**What needs to be done**
Set down word for word the lines running from the line with "Clone this chart in React, TypeScript" to the line with "Chart.register(...registerables);", ends included. Skip every picture.

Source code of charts
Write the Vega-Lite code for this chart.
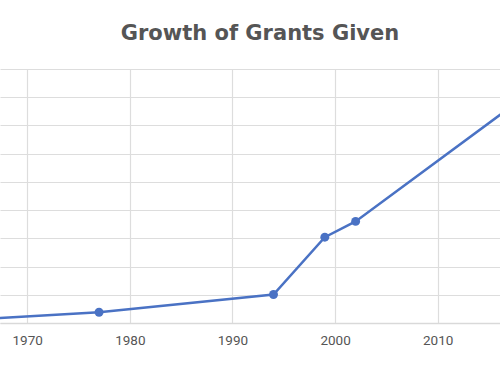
{
  "$schema": "https://vega.github.io/schema/vega-lite/v6.json",
  "width": 500,
  "height": 254,
  "autosize": {"type": "none"},
  "padding": {"top": 69, "left": 0, "right": 0, "bottom": 52},
  "background": "white",
  "title": {
    "text": "Growth of Grants Given",
    "font": "DejaVu Sans",
    "fontSize": 21,
    "fontWeight": "bold",
    "color": "#555555",
    "anchor": "middle",
    "dx": 10,
    "offset": 25
  },
  "config": {
    "view": {"stroke": null},
    "axis": {"gridColor": "#dddddd", "gridWidth": 1.2}
  },
  "data": {
    "values": [
      {"year": 1962, "grants": 0.07},
      {"year": 1977, "grants": 0.38},
      {"year": 1994, "grants": 1.01},
      {"year": 1999, "grants": 3.04},
      {"year": 2002, "grants": 3.6},
      {"year": 2020, "grants": 8.43}
    ]
  },
  "encoding": {
    "x": {
      "field": "year",
      "type": "quantitative",
      "scale": {"domain": [1967.35, 2016.07], "nice": false, "zero": false},
      "axis": {
        "title": null,
        "values": [1970, 1980, 1990, 2000, 2010],
        "format": "d",
        "ticks": false,
        "domain": true,
        "domainColor": "#d9d9d9",
        "domainWidth": 1.5,
        "labelFont": "Roboto",
        "labelFontSize": 13.5,
        "labelColor": "#555555",
        "labelPadding": 10
      }
    },
    "y": {
      "field": "grants",
      "type": "quantitative",
      "scale": {"domain": [0, 9], "nice": false},
      "axis": {
        "title": null,
        "values": [0, 1, 2, 3, 4, 5, 6, 7, 8, 9],
        "labels": false,
        "ticks": false,
        "domain": false
      }
    }
  },
  "layer": [
    {"mark": {"type": "line", "color": "#4a72c4", "strokeWidth": 2.5, "clip": true}},
    {
      "transform": [{"filter": "datum.year > 1970 && datum.year < 2015"}],
      "mark": {"type": "point", "filled": true, "opacity": 1, "color": "#4a72c4", "size": 80, "clip": true}
    }
  ]
}
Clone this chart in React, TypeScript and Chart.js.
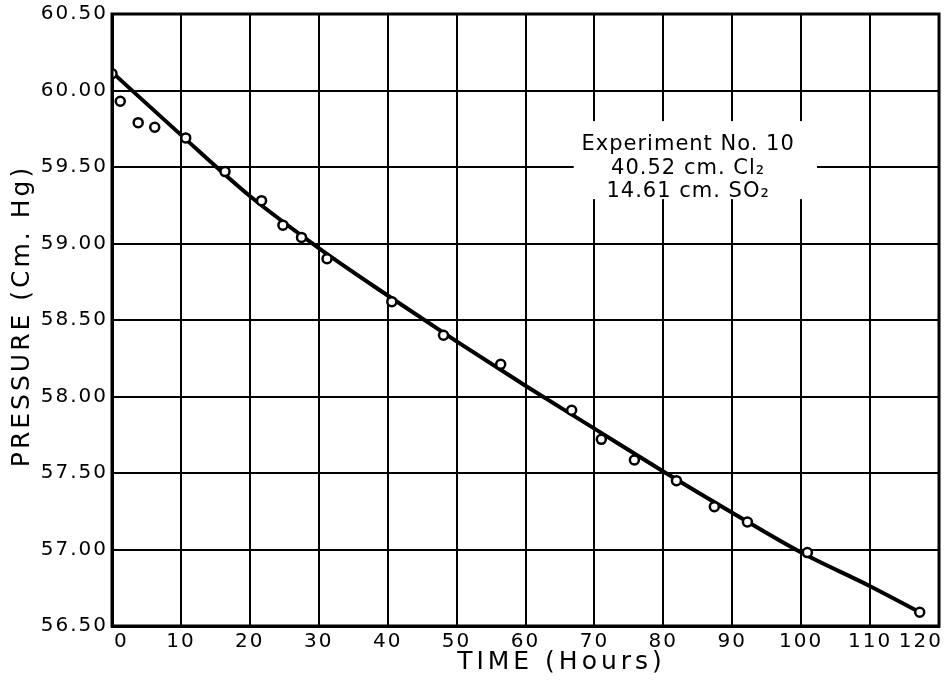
import { useEffect, useRef } from 'react';
import { Chart, registerables } from 'chart.js';

Chart.register(...registerables);

// Observed data points (open circles)
const timeHours = [0, 1.2, 3.8, 6.2, 10.7, 16.4, 21.7, 24.8, 27.5, 31.2, 40.6, 48.1, 56.4, 66.7, 71.0, 75.8, 81.9, 87.4, 92.2, 100.9, 117.2];
const pressure = [60.11, 59.93, 59.79, 59.76, 59.69, 59.47, 59.28, 59.12, 59.04, 58.90, 58.62, 58.40, 58.21, 57.91, 57.72, 57.585, 57.45, 57.28, 57.18, 56.98, 56.59];

// Smooth fitted curve
const curveHours = [0, 10, 20, 30, 40, 50, 60, 70, 80, 90, 100, 110, 117.2];
const curvePressure = [60.12, 59.71, 59.31, 58.97, 58.66, 58.36, 58.07, 57.79, 57.51, 57.24, 56.98, 56.76, 56.59];

// Axis ticks
const xTicks = [0, 10, 20, 30, 40, 50, 60, 70, 80, 90, 100, 110, 120];
const yTicks = [56.5, 57.0, 57.5, 58.0, 58.5, 59.0, 59.5, 60.0, 60.5];

const annotationLines = ['Experiment No. 10', '40.52 cm. Cl₂', '14.61 cm. SO₂'];
const xTitle = 'TIME (Hours)';
const yTitle = 'PRESSURE (Cm. Hg)';

const FONT = '"DejaVu Sans", sans-serif';

export default function App() {
  const ref = useRef<HTMLCanvasElement | null>(null);

  useEffect(() => {
    document.body.style.margin = '0';
    const canvas = ref.current;
    if (!canvas) return;

    const decorPlugin = {
      id: 'decor',
      beforeDraw(chart: any) {
        const ctx = chart.ctx;
        (ctx as any).letterSpacing = '2px';
        ctx.save();
        ctx.fillStyle = '#ffffff';
        ctx.fillRect(0, 0, chart.width, chart.height);
        ctx.restore();
      },
      beforeDatasetsDraw(chart: any) {
        const ctx = chart.ctx;
        const xs = chart.scales.x;
        const ys = chart.scales.y;
        // white label box over grid
        const x0 = xs.getPixelForValue(67);
        const x1 = xs.getPixelForValue(102.3);
        const y0 = ys.getPixelForValue(59.8);
        const y1 = ys.getPixelForValue(59.29);
        ctx.save();
        ctx.fillStyle = '#ffffff';
        ctx.fillRect(x0, y0, x1 - x0, y1 - y0);
        ctx.fillStyle = '#000000';
        ctx.font = `21px ${FONT}`;
        (ctx as any).letterSpacing = '1px';
        ctx.textAlign = 'center';
        ctx.textBaseline = 'middle';
        const cx = xs.getPixelForValue(83.6);
        const rows = [59.65, 59.49, 59.34];
        annotationLines.forEach((t, i) => {
          ctx.fillText(t, cx, ys.getPixelForValue(rows[i]));
        });
        ctx.restore();
      },
      afterDraw(chart: any) {
        const ctx = chart.ctx;
        const a = chart.chartArea;
        const xs = chart.scales.x;
        ctx.save();
        ctx.strokeStyle = '#000000';
        ctx.lineWidth = 3;
        ctx.strokeRect(a.left, a.top, a.right - a.left, a.bottom - a.top);
        ctx.fillStyle = '#000000';
        // x tick labels, kept inside the canvas at both ends
        ctx.font = `20px ${FONT}`;
        (ctx as any).letterSpacing = '2px';
        ctx.textAlign = 'left';
        ctx.textBaseline = 'middle';
        xTicks.forEach((v) => {
          const label = String(v);
          const w = ctx.measureText(label).width;
          let left = xs.getPixelForValue(v) - w / 2;
          if (left < a.left + 2) left = a.left + 2;
          if (left + w > chart.width - 1) left = chart.width - 1 - w;
          ctx.fillText(label, left, a.bottom + 16);
        });
        ctx.textAlign = 'center';
        ctx.font = `25px ${FONT}`;
        (ctx as any).letterSpacing = '4px';
        ctx.fillText(xTitle, (a.left + a.right) / 2 + 36, a.bottom + 36);
        ctx.translate(22, (a.top + a.bottom) / 2 - 4);
        ctx.rotate(-Math.PI / 2);
        (ctx as any).letterSpacing = '3px';
        ctx.fillText(yTitle, 0, 0);
        ctx.restore();
      },
    };

    const chart = new Chart(canvas, {
      type: 'scatter',
      data: {
        datasets: [
          {
            label: 'Observed',
            data: timeHours.map((x, i) => ({ x, y: pressure[i] })),
            showLine: false,
            pointRadius: 4.5,
            pointBorderWidth: 2.5,
            pointBackgroundColor: '#ffffff',
            pointBorderColor: '#000000',
            order: 0,
          },
          {
            label: 'Curve',
            data: curveHours.map((x, i) => ({ x, y: curvePressure[i] })),
            showLine: true,
            borderColor: '#000000',
            borderWidth: 4,
            pointRadius: 0,
            cubicInterpolationMode: 'monotone',
            order: 1,
          },
        ],
      },
      options: {
        responsive: false,
        animation: false,
        layout: { autoPadding: false, padding: { left: 0, right: 5, top: 14, bottom: 0 } },
        plugins: { legend: { display: false }, tooltip: { enabled: false } },
        scales: {
          x: {
            type: 'linear',
            min: 0,
            max: 120,
            afterBuildTicks: (s: any) => {
              s.ticks = xTicks.map((v) => ({ value: v }));
            },
            afterFit: (s: any) => {
              s.height = 55;
              s.paddingLeft = 0;
              s.paddingRight = 0;
            },
            grid: { color: '#000000', lineWidth: 2, drawTicks: false },
            border: { display: true, color: '#000000', width: 3 },
            ticks: {
              display: false,
              autoSkip: false,
            },
          },
          y: {
            type: 'linear',
            min: 56.5,
            max: 60.5,
            afterBuildTicks: (s: any) => {
              s.ticks = yTicks.map((v) => ({ value: v }));
            },
            afterFit: (s: any) => {
              s.width = 112;
              s.paddingTop = 0;
              s.paddingBottom = 0;
            },
            grid: { color: '#000000', lineWidth: 2, drawTicks: false },
            border: { display: true, color: '#000000', width: 3 },
            ticks: {
              color: '#000000',
              font: { family: FONT, size: 20 },
              padding: 4,
              autoSkip: false,
              callback: (v: any) => Number(v).toFixed(2),
            },
          },
        },
      },
      plugins: [decorPlugin],
    } as any);

    return () => chart.destroy();
  }, []);

  return <canvas ref={ref} width={944} height={681} style={{ display: 'block' }} />;
}
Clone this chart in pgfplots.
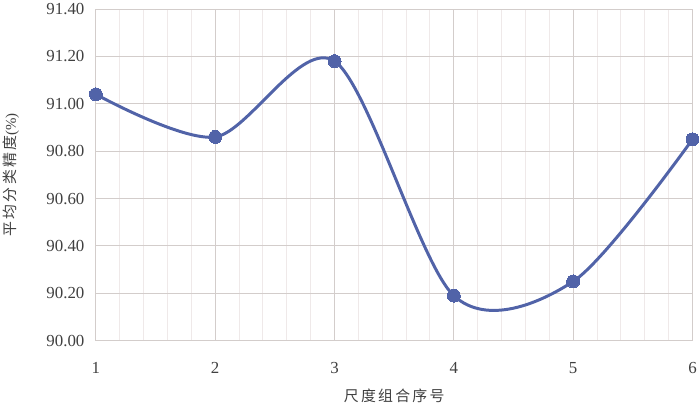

**Task answer**
Clone this chart in React, TypeScript and Chart.js.
import { useEffect, useRef } from 'react';
import { Chart, registerables } from 'chart.js';

Chart.register(...registerables);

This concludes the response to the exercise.